O trecho, que permeia o espetáculo, é encenado em atmosfera cênica contemporânea. Palco nu, com copos de plástico transparente, montados em “escultura” que se desfaz ao longo da atuação de Arthur Tadeu Curado. Áudio com o comando de voz para algumas rubricas do texto. Música crua, Try a little tenderness (de Otis Redding, na voz de Cássia Eller, é repetida junto com aquele trecho), e atuação que se propõe a cruzar por várias matizes e tensões dramáticas. O resultado, no entanto, oscila dentro do que parece mais uma experimentação, e ainda busca de Alfaia e Curado para as inquietações artísticas.

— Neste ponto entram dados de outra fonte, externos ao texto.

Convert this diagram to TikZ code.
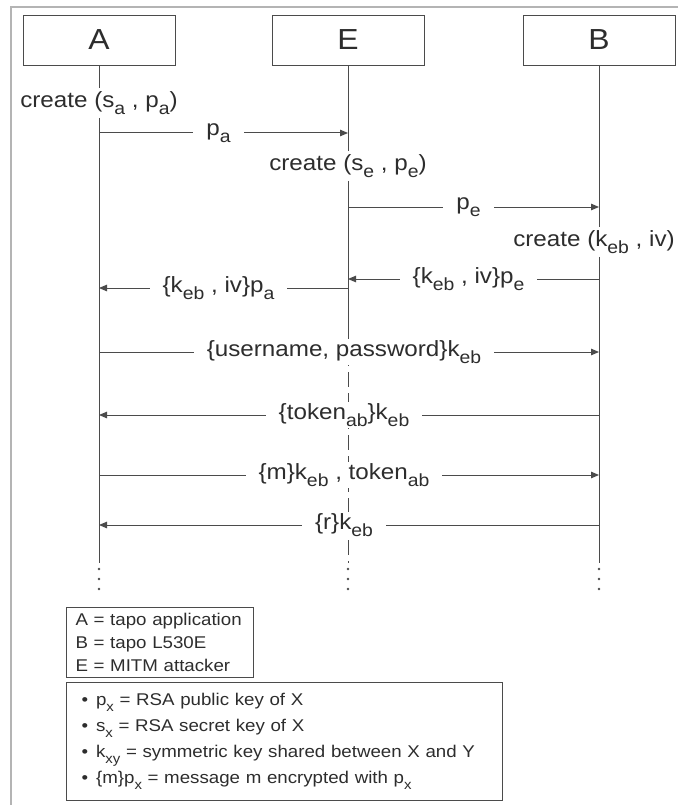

O texto, por exemplo, cai quando deixa de ser reflexivo para se encaminhar ao coloquial. Essa constante variação de linguagem cria vício dramatúrgico (fica descontraído toda vez em que se fala com a platéia; ou mostra-se dramático nos diálogos internos). Também a repetição do trecho, recurso interessante a princípio para pontuar a angústia do personagem, torna-se óbvia em alguns instantes (espera-se que ele diga exatamente aquilo naquele exato minuto). A interpretação insegura de Curado amplifica essas turbulências. O naturalismo proposital é, por vezes, desleixado demais. Sem maturidade cênica para a proposta, o ator não alcança o desafio de criar um Antunes dissecado por um emaranhado de sentimentos. No entanto, tem nítida afinidade com a proposta de Alfaia, o que dá autenticidade ao espetáculo. (SM)


CANÇAO PARA SE DANÇAR SEM PAR

Espetáculo com texto e direção de Andréa Alfaia. Com Arthur Tadeu Curado. Hoje e amanhã, às 21h; e domingo, às 20h, no Espaço Cena (205 Norte, Bl. C, 3349-3937). Ingressos: R$ 20 e R$ 10 (meia).